The ghosts of August 5

Many attribute this silence to the crackdown on journalists since August last year. Over the past 10 months, journalists in Kashmir have been harassed, beaten up, summoned for questioning by security agencies and even booked under anti-terror laws like Unlawful Activities (Prevention) Act.

“Everyone is scared,” said the editor with the English daily. “It’s not only the fear of losing advertisement revenue from government. Many fear that they be implicated in various cases and harassed by security agencies.”

In February last year, the government of the former state stopped issuing advertisements to two major English dailies in the Valley, Greater Kashmir and Kashmir Reader. Months later, the editors of both the newspapers were summoned by National Investigation Agency and questioned in Delhi. There was speculations that the editors were questioned for their coverage of mass protests in Kashmir in 2016, triggered by the killing of Hizbul Mujahideen commander Burhan Wani. But the investigating agency has not revealed any official why it summoned the editors.

A journalist with a prominent English daily in Srinagar traces government coercion to the aftermath of the protests four years ago.

“I would say it dates back to late 2016,” he explained, “when the situation for media in Kashmir became quite bad with the banning of an English daily and the halting of government advertisements to several newspapers, including Urdu dailies. The government has tightened its screws since then.”
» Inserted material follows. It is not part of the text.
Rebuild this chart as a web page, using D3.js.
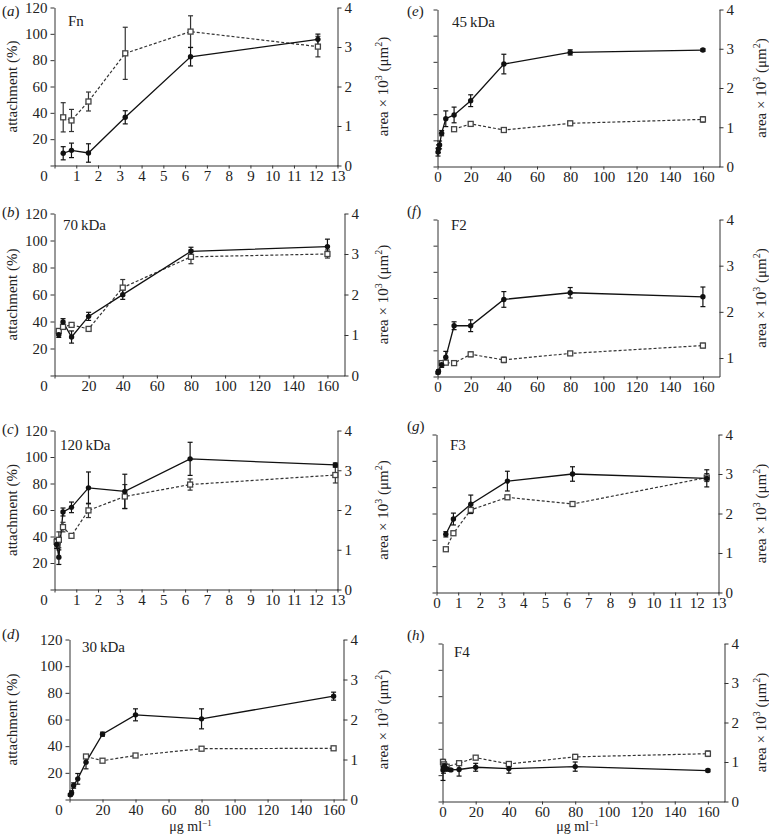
<!DOCTYPE html>
<html><head><meta charset="utf-8">
<script src="https://cdn.jsdelivr.net/npm/d3@7"></script>
<style>
body{margin:0;background:#fff}
svg{display:block}
text{font-family:"Liberation Serif","Times New Roman",serif;fill:#222}
</style>
</head><body>
<svg id="chart" width="769" height="836"></svg>
<script>
// ---------- data ----------
const panelLetters = ['a','b','c','d','e','f','g','h'];
const panelNames = ['Fn','70\u2009kDa','120\u2009kDa','30\u2009kDa','45\u2009kDa','F2','F3','F4'];
const xTicksFine = [0,1,2,3,4,5,6,7,8,9,10,11,12,13];
const xTicksWide = [0,20,40,60,80,100,120,140,160];
const attachTicks = [0,20,40,60,80,100,120];
const areaTicks = [0,1,2,3,4];
const areaMin = [0,0,0,0,0,0.6,0,0];

// (a) Fn
const xA = [0.4,0.78,1.56,3.25,6.25,12.1];
const attachA = [9.3,11.5,9.5,36.6,82.6,95.8];
const attachErrA = [5,5.5,7,5,7,4];
const areaXA = [0.4,0.78,1.56,3.25,6.25,12.1];
const areaA = [1.22,1.14,1.62,2.84,3.39,3.01];
const areaErrA = [0.37,0.28,0.24,0.66,0.4,0.26];
// (b) 70 kDa
const xB = [2.5,5,10,20,40,80,160];
const attachB = [30.2,39.6,28.5,43.8,59.9,92,95.5];
const attachErrB = [2,2.5,4.5,3,3.5,3,5.5];
const areaXB = [2.5,5,10,20,40,80,160];
const areaB = [1.1,1.2,1.25,1.15,2.17,2.93,3.0];
const areaErrB = [0.04,0.04,0.04,0.04,0.2,0.17,0.1];
// (c) 120 kDa
const xC = [0.1,0.2,0.39,0.78,1.56,3.23,6.23,12.9];
const attachC = [34,24.4,58.5,62,76.7,74,98.6,94];
const attachErrC = [3,5.5,3,4,12,13,12.5,1.5];
const areaXC = [0.1,0.2,0.39,0.78,1.56,3.23,6.23,12.9];
const areaC = [1.2,1.25,1.57,1.35,1.99,2.34,2.64,2.88];
const areaErrC = [0.08,0.2,0.12,0.04,0.18,0.3,0.14,0.2];
// (d) 30 kDa
const xD = [0.5,1.25,2.5,5,10,20,40,80,160];
const attachD = [3.5,5,10.5,15.5,28,49,63.5,60.5,77.5];
const attachErrD = [1,1.5,2,4,5,1.5,4.5,7.5,3];
const areaXD = [10,20,40,80,160];
const areaD = [1.075,0.97,1.1,1.27,1.28];
const areaErrD = [0.04,0.04,0.03,0.03,0.03];
// (e) 45 kDa
const xE = [0.3,0.6,1.25,2.5,5,10,20,40,80,160];
const attachE = [11,13.5,16.5,25.5,36.5,39.4,50.3,78.3,87.2,89];
const attachErrE = [3,3,3,2,6,6,4.5,7.5,2,1];
const areaXE = [10,20,40,80,160];
const areaE = [0.95,1.085,0.93,1.1,1.2];
const areaErrE = [0.04,0.04,0.03,0.05,0.07];
// (f) F2
const xF = [0.3,0.6,2.5,5,10,20,40,80,160];
const attachF = [3,4,9,14.7,38.8,38.8,58.9,64,60.9];
const attachErrF = [1,1,2,4.5,3,4.5,6,4,7.5];
const areaXF = [2.5,5,10,20,40,80,160];
const areaF = [0.89,0.9,0.89,1.08,0.96,1.1,1.27];
const areaErrF = [0.03,0.03,0.03,0.05,0.06,0.03,0.05];
// (g) F3
const xG = [0.43,0.78,1.58,3.27,6.27,12.46];
const attachG = [44.2,55.8,67,84.6,90,86.7];
const attachErrG = [2,4.5,7,7.5,5.5,6.5];
const areaXG = [0.43,0.78,1.58,3.27,6.27,12.46];
const areaG = [1.095,1.5,2.09,2.41,2.24,2.91];
const areaErrG = [0.03,0.04,0.06,0.04,0.04,0.1];
// (h) F4
const xH = [0.3,0.6,1.25,2.5,5,10,20,40,80,160];
const attachH = [24,25.5,27,25,24,24.3,26,25,26.5,23.5];
const attachErrH = [8,4,3,2,1,5,3,3.5,3.5,1];
const areaXH = [0.3,0.6,1.25,2.5,10,20,40,80,160];
const areaH = [1.0,0.94,0.9,0.88,0.97,1.11,0.95,1.13,1.21];
const areaErrH = [0.05,0.04,0.04,0.03,0.04,0.03,0.03,0.06,0.07];

const seriesX = [xA,xB,xC,xD,xE,xF,xG,xH];
const seriesAttach = [attachA,attachB,attachC,attachD,attachE,attachF,attachG,attachH];
const seriesAttachErr = [attachErrA,attachErrB,attachErrC,attachErrD,attachErrE,attachErrF,attachErrG,attachErrH];
const seriesAreaX = [areaXA,areaXB,areaXC,areaXD,areaXE,areaXF,areaXG,areaXH];
const seriesArea = [areaA,areaB,areaC,areaD,areaE,areaF,areaG,areaH];
const seriesAreaErr = [areaErrA,areaErrB,areaErrC,areaErrD,areaErrE,areaErrF,areaErrG,areaErrH];

// ---------- layout ----------
const layout = [
  {l:54.5, r:337.5, t:7.5,   b:165.5, xMax:13,  col:0, lx:2,   ly:16,  nx:68,  ny:26},
  {l:54.5, r:344.5, t:213.5, b:375.5, xMax:170, col:0, lx:2,   ly:217, nx:63,  ny:230},
  {l:54.5, r:337.5, t:430.5, b:589.5, xMax:13,  col:0, lx:2,   ly:434, nx:60,  ny:450},
  {l:69.5, r:343.5, t:639.5, b:799.5, xMax:166, col:0, lx:2,   ly:639, nx:82,  ny:652},
  {l:437.5,r:719.5, t:9.5,   b:166.5, xMax:170, col:1, lx:407, ly:16,  nx:452, ny:27},
  {l:437.5,r:719.5, t:219.5, b:376.5, xMax:170, col:1, lx:407, ly:216, nx:451, ny:230},
  {l:436.5,r:718.5, t:434.5, b:592.5, xMax:13,  col:1, lx:407, ly:431, nx:450, ny:450},
  {l:442.5,r:724.5, t:643.5, b:801.5, xMax:170, col:1, lx:407, ly:640, nx:454, ny:657}
];

const svg = d3.select('#chart');
const FS = 15;
const axisColor = '#333';

function styleAxis(g){
  g.attr('font-size',FS).attr('font-family','"Liberation Serif","Times New Roman",serif');
  g.selectAll('path,line').attr('stroke',axisColor).attr('stroke-width',1);
  g.selectAll('text').attr('fill','#222');
}

layout.forEach((L,i)=>{
  const x = d3.scaleLinear().domain([0,L.xMax]).range([L.l,L.r]);
  const yL = d3.scaleLinear().domain([0,120]).range([L.b,L.t]);
  const yR = d3.scaleLinear().domain([areaMin[i],4]).range([L.b,L.t]);
  const g = svg.append('g');

  // axes
  const gx = g.append('g').attr('transform',`translate(0,${L.b})`)
    .call(d3.axisBottom(x).tickValues(L.xMax===13?xTicksFine:xTicksWide)
      .tickSize(3).tickSizeOuter(0).tickPadding(2).tickFormat(d3.format('d')));
  styleAxis(gx);
  if(L.col===0) gx.selectAll('.tick').filter(d=>d===0).select('text').attr('dx',-11);

  const gl = g.append('g').attr('transform',`translate(${L.l},0)`)
    .call(d3.axisLeft(yL).tickValues(attachTicks).tickSize(4).tickSizeOuter(0).tickPadding(3)
      .tickFormat(d=> (L.col===0 && d!==0) ? d : ''));
  styleAxis(gl);

  const gr = g.append('g').attr('transform',`translate(${L.r},0)`)
    .call(d3.axisRight(yR).tickValues(areaTicks.filter(v=>v>=areaMin[i])).tickSize(4).tickSizeOuter(0).tickPadding(3)
      .tickFormat(d3.format('d')));
  styleAxis(gr);

  // data
  const xs = seriesX[i], at = seriesAttach[i], ae = seriesAttachErr[i];
  const axs = seriesAreaX[i], ar = seriesArea[i], are = seriesAreaErr[i];
  const attachPts = xs.map((v,k)=>({x:v,y:at[k],e:ae[k]}));
  const areaPts = axs.map((v,k)=>({x:v,y:ar[k],e:are[k]}));

  // dashed area line
  g.append('path').datum(areaPts)
    .attr('d',d3.line().x(d=>x(d.x)).y(d=>yR(d.y)))
    .attr('fill','none').attr('stroke','#333').attr('stroke-width',1.2).attr('stroke-dasharray','3,2');
  // solid attachment line
  g.append('path').datum(attachPts)
    .attr('d',d3.line().x(d=>x(d.x)).y(d=>yL(d.y)))
    .attr('fill','none').attr('stroke','#111').attr('stroke-width',1.3);

  function errBars(pts, ys, color){
    const eb = g.append('g').attr('stroke',color).attr('stroke-width',1.2);
    pts.forEach(d=>{
      const y1 = ys(d.y-d.e), y2 = ys(d.y+d.e), cx = x(d.x);
      eb.append('line').attr('x1',cx).attr('x2',cx).attr('y1',y1).attr('y2',y2);
      eb.append('line').attr('x1',cx-2.5).attr('x2',cx+2.5).attr('y1',y1).attr('y2',y1);
      eb.append('line').attr('x1',cx-2.5).attr('x2',cx+2.5).attr('y1',y2).attr('y2',y2);
    });
  }
  errBars(areaPts, yR, '#333');
  errBars(attachPts, yL, '#111');

  g.append('g').selectAll('rect').data(areaPts).join('rect')
    .attr('x',d=>x(d.x)-2.5).attr('y',d=>yR(d.y)-2.5).attr('width',5).attr('height',5)
    .attr('fill','#fff').attr('stroke','#444').attr('stroke-width',1.3);
  g.append('g').selectAll('circle').data(attachPts).join('circle')
    .attr('cx',d=>x(d.x)).attr('cy',d=>yL(d.y)).attr('r',2.7).attr('fill','#111');

  // panel letter
  const lt = svg.append('text').attr('x',L.lx).attr('y',L.ly).attr('font-size',FS);
  lt.append('tspan').text('(');
  lt.append('tspan').attr('font-style','italic').text(panelLetters[i]);
  lt.append('tspan').text(')');
  // name
  svg.append('text').attr('x',L.nx).attr('y',L.ny).attr('font-size',FS).text(panelNames[i]);

  // y titles
  const cy = (L.t+L.b)/2;
  if(L.col===0){
    svg.append('text').attr('transform',`translate(12,${cy}) rotate(-90)`)
      .attr('text-anchor','middle').attr('dominant-baseline','central').attr('font-size',FS)
      .text('attachment (%)');
  }
  const rx = L.col===0 ? 383 : 761;
  const rt = svg.append('text').attr('transform',`translate(${rx},${cy}) rotate(-90)`)
    .attr('text-anchor','middle').attr('dominant-baseline','central').attr('font-size',FS);
  rt.append('tspan').text('area \u00d7 10');
  rt.append('tspan').attr('font-size',10).attr('dy',-5).text('3');
  rt.append('tspan').attr('dy',5).text(' (\u03bcm');
  rt.append('tspan').attr('font-size',10).attr('dy',-5).text('2');
  rt.append('tspan').attr('dy',5).text(')');

  // x title on bottom row
  if(i===3 || i===7){
    const xt = svg.append('text').attr('x',(L.l+L.r)/2 - (i===3?16:6)).attr('y', 831)
      .attr('text-anchor','middle').attr('font-size',14);
    xt.append('tspan').text('\u03bcg ml');
    xt.append('tspan').attr('font-size',9).attr('dy',-5).text('\u22121');
  }
});
</script>
</body></html>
Reporting party statements

It is the Valley’s political parties who have been vocal in their protests against the new media policy. From the National Conference to Communist Party of India (Marxist), parties across the political spectrum have spoken out against it. The notable exception was the Bharatiya Janata Party.

Reporting these critical party statements have been the only way in which news outlets covered the media policy and the discourse around it. Beyond that, Mohidin conceded, there was a marked lack of reportage or commentary on the intricacies of the policy in the local media.